Por agora, a ferida causada pelo incêndio demorará a sarar, mas já há quem tenha avançado com donativos de milhões para se reconstruir e restaurar a catedral, numa onda de solidariedade que poucos têm memória. Mais de mil milhões de euros já foram recolhidos pelas autoridades. A família herdeira do grupo L’Oreal, Bettencourt-Meyers, anunciou a doação de 200 milhões de euros, com a família Arnaulte, detentora da Louis Vuitton, Dior, Bvlgari, a doar outros 200 milhões. Também a Apple e a Disney fizeram doações, não esquecendo a petrolífera Total e a família Penault, donas da Gucci, que doou 100 milhões. Cidadãos e famílias francesas da classe média também deram o que podiam. Bancos como o BNP Paribas, Crédit Mutuel e CIC também se juntaram ao esforço de solidariedade.

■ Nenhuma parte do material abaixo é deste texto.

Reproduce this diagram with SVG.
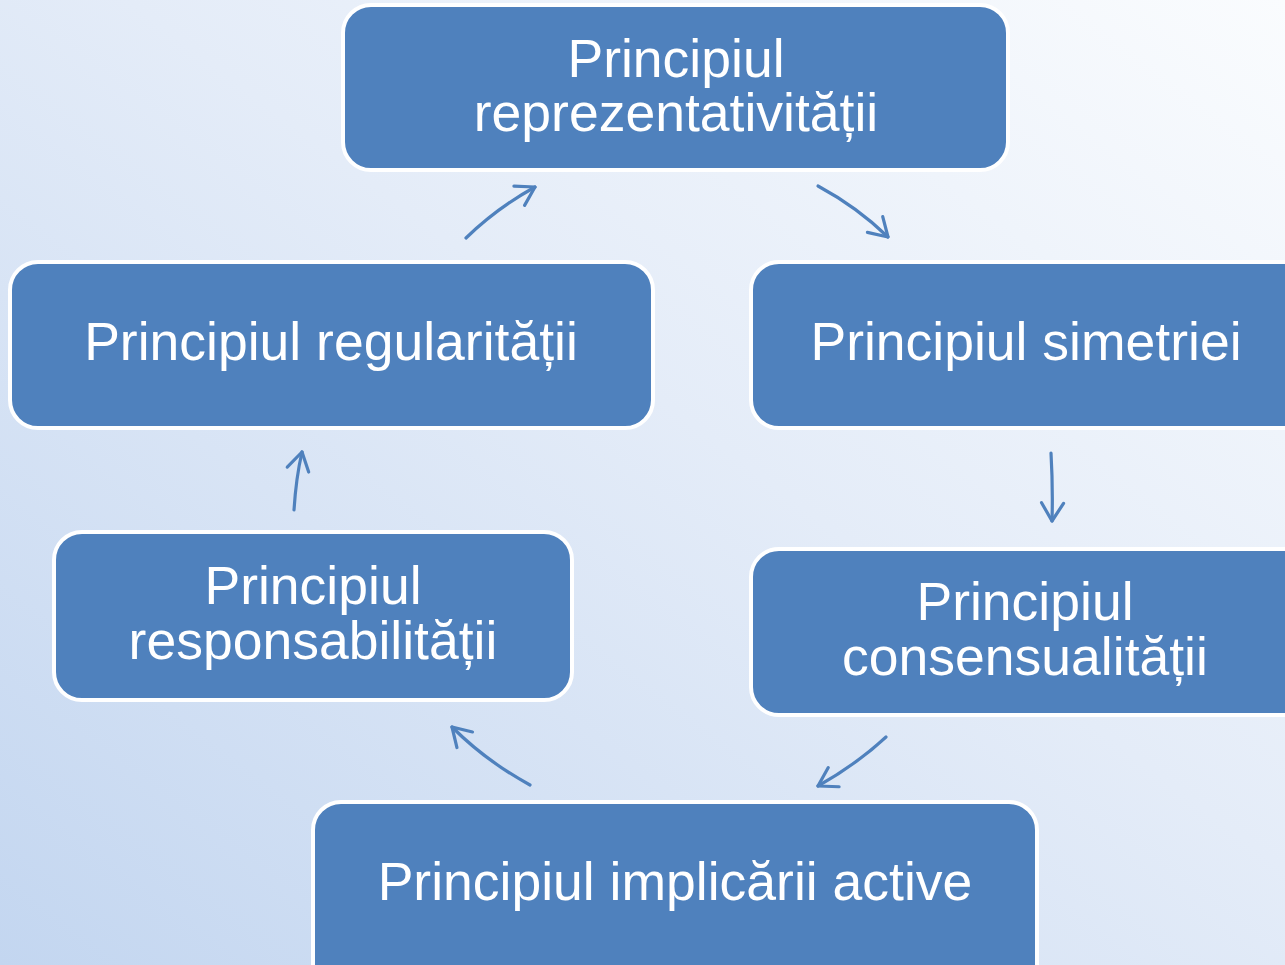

Todo este esforço levantou uma nova polémica demonstrativa das divisões na sociedade francesa, com críticos a acusarem as empresas de «operação de relações públicas», como foi o caso de Manon Aubry, cabeça-de-lista da França Insubmissa às europeias do próximo mês. «Se podem dar dezenas de milhões para se reconstruir a Notre-Dame, parem de nos dizer que não há dinheiro para atender às necessidades sociais», criticou o secretário-geral da CGT, Philipe Martinez, em declarações à France Info. «Há milionários que têm muito dinheiro. Isso mostra as desigualdades que denunciamos regularmente», acrescentou o dirigente sindical.